**Stated task:**
Look through the material below, count the lines containing the word "matplotlib", and state only the count.

**Dataset section:**
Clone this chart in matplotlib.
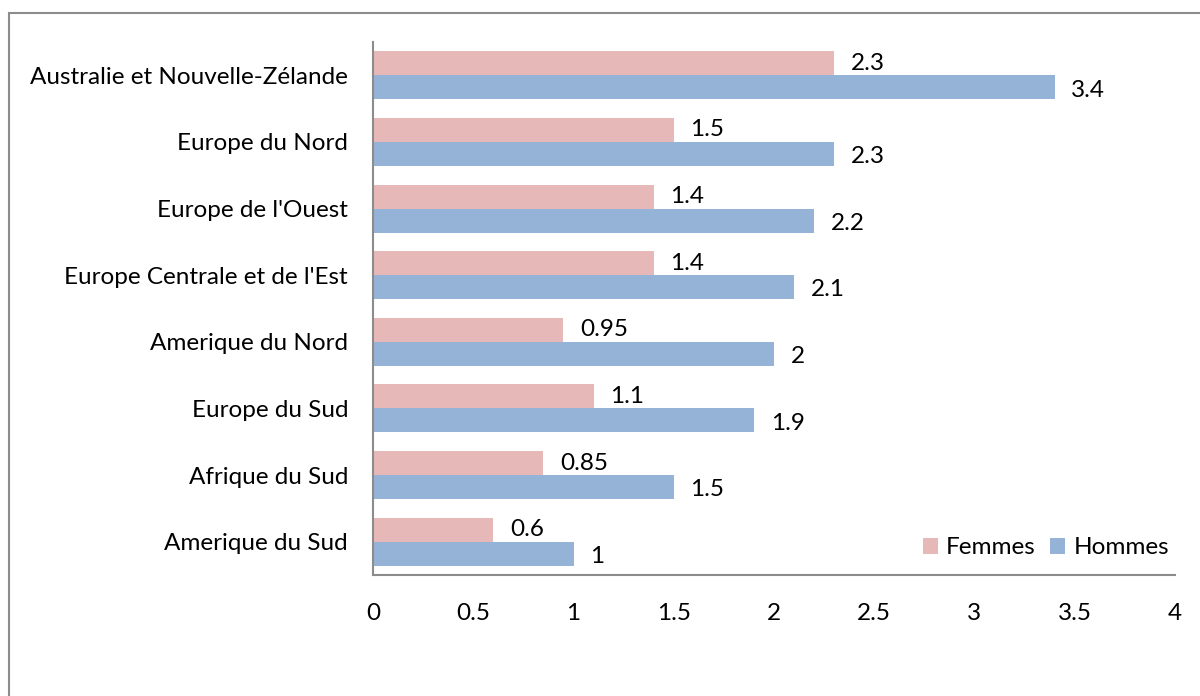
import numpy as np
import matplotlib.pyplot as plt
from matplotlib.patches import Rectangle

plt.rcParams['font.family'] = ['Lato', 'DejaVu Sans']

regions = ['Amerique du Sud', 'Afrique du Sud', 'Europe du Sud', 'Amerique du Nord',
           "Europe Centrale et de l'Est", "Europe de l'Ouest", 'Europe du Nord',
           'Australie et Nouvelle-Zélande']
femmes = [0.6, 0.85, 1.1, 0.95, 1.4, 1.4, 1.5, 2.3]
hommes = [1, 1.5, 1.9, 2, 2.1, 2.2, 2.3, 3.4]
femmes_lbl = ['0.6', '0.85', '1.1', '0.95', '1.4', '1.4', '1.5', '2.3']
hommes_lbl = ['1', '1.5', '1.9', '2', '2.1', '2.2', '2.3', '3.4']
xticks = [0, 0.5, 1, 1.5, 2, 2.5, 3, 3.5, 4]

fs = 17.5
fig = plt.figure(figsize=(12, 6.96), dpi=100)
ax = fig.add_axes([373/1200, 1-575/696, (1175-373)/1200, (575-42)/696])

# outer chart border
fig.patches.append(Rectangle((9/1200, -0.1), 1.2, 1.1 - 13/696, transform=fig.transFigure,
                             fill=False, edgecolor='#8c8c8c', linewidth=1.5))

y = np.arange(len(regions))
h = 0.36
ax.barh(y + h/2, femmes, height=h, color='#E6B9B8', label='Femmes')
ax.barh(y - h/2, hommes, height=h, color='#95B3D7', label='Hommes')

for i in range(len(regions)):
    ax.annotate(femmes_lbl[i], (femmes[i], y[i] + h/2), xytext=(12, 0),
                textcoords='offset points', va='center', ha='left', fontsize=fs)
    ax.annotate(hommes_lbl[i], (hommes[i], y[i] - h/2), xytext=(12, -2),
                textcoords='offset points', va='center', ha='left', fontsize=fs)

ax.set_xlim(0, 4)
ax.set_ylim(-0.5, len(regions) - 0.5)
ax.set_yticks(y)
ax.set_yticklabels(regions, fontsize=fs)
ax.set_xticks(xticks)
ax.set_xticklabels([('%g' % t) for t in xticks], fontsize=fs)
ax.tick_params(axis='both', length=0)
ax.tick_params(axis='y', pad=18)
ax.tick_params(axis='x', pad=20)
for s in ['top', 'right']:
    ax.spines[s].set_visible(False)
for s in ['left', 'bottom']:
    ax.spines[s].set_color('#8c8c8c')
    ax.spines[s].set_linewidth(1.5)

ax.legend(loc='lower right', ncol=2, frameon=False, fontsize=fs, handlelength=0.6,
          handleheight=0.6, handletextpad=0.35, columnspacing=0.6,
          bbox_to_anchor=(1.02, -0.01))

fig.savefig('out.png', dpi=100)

**Answer below:**
3